§ What is asked
Write out the material exactly, with the pictures left out.
[BEGIN Material provided]
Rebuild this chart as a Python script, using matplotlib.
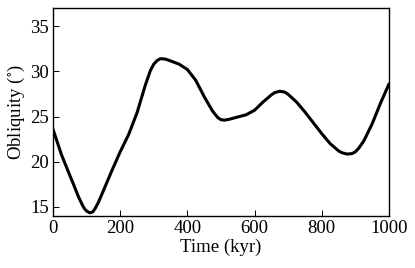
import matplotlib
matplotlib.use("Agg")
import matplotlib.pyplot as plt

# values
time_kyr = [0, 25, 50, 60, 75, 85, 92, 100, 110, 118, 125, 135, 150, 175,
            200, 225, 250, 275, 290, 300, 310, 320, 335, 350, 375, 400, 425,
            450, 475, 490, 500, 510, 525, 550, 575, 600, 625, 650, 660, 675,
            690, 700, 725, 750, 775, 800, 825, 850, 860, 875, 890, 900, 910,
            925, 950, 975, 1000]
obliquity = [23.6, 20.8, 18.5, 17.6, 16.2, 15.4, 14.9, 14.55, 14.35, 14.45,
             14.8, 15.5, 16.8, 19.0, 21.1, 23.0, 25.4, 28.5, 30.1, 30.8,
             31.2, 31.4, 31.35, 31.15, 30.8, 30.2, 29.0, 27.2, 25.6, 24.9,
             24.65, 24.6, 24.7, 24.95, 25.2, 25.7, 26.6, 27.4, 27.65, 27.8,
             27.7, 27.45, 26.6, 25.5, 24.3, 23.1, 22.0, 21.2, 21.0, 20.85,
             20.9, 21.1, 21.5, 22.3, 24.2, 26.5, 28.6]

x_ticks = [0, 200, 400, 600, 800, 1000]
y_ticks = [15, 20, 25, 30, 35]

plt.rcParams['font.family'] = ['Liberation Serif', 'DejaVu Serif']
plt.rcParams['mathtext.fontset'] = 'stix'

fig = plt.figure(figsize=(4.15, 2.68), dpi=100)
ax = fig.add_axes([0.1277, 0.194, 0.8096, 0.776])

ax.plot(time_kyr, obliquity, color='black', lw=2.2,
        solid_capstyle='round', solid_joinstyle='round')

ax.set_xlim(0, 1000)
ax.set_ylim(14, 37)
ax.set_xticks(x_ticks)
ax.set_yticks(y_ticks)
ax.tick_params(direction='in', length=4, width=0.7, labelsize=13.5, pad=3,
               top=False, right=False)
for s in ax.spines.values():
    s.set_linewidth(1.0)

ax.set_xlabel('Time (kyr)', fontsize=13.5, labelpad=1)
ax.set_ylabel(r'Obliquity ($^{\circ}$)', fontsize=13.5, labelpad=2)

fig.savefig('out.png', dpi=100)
[END Material provided]
§ Response for this exercise
Rebuild this chart as a Python script, using matplotlib.
import matplotlib
matplotlib.use("Agg")
import matplotlib.pyplot as plt

# values
time_kyr = [0, 25, 50, 60, 75, 85, 92, 100, 110, 118, 125, 135, 150, 175,
            200, 225, 250, 275, 290, 300, 310, 320, 335, 350, 375, 400, 425,
            450, 475, 490, 500, 510, 525, 550, 575, 600, 625, 650, 660, 675,
            690, 700, 725, 750, 775, 800, 825, 850, 860, 875, 890, 900, 910,
            925, 950, 975, 1000]
obliquity = [23.6, 20.8, 18.5, 17.6, 16.2, 15.4, 14.9, 14.55, 14.35, 14.45,
             14.8, 15.5, 16.8, 19.0, 21.1, 23.0, 25.4, 28.5, 30.1, 30.8,
             31.2, 31.4, 31.35, 31.15, 30.8, 30.2, 29.0, 27.2, 25.6, 24.9,
             24.65, 24.6, 24.7, 24.95, 25.2, 25.7, 26.6, 27.4, 27.65, 27.8,
             27.7, 27.45, 26.6, 25.5, 24.3, 23.1, 22.0, 21.2, 21.0, 20.85,
             20.9, 21.1, 21.5, 22.3, 24.2, 26.5, 28.6]

x_ticks = [0, 200, 400, 600, 800, 1000]
y_ticks = [15, 20, 25, 30, 35]

plt.rcParams['font.family'] = ['Liberation Serif', 'DejaVu Serif']
plt.rcParams['mathtext.fontset'] = 'stix'

fig = plt.figure(figsize=(4.15, 2.68), dpi=100)
ax = fig.add_axes([0.1277, 0.194, 0.8096, 0.776])

ax.plot(time_kyr, obliquity, color='black', lw=2.2,
        solid_capstyle='round', solid_joinstyle='round')

ax.set_xlim(0, 1000)
ax.set_ylim(14, 37)
ax.set_xticks(x_ticks)
ax.set_yticks(y_ticks)
ax.tick_params(direction='in', length=4, width=0.7, labelsize=13.5, pad=3,
               top=False, right=False)
for s in ax.spines.values():
    s.set_linewidth(1.0)

ax.set_xlabel('Time (kyr)', fontsize=13.5, labelpad=1)
ax.set_ylabel(r'Obliquity ($^{\circ}$)', fontsize=13.5, labelpad=2)

fig.savefig('out.png', dpi=100)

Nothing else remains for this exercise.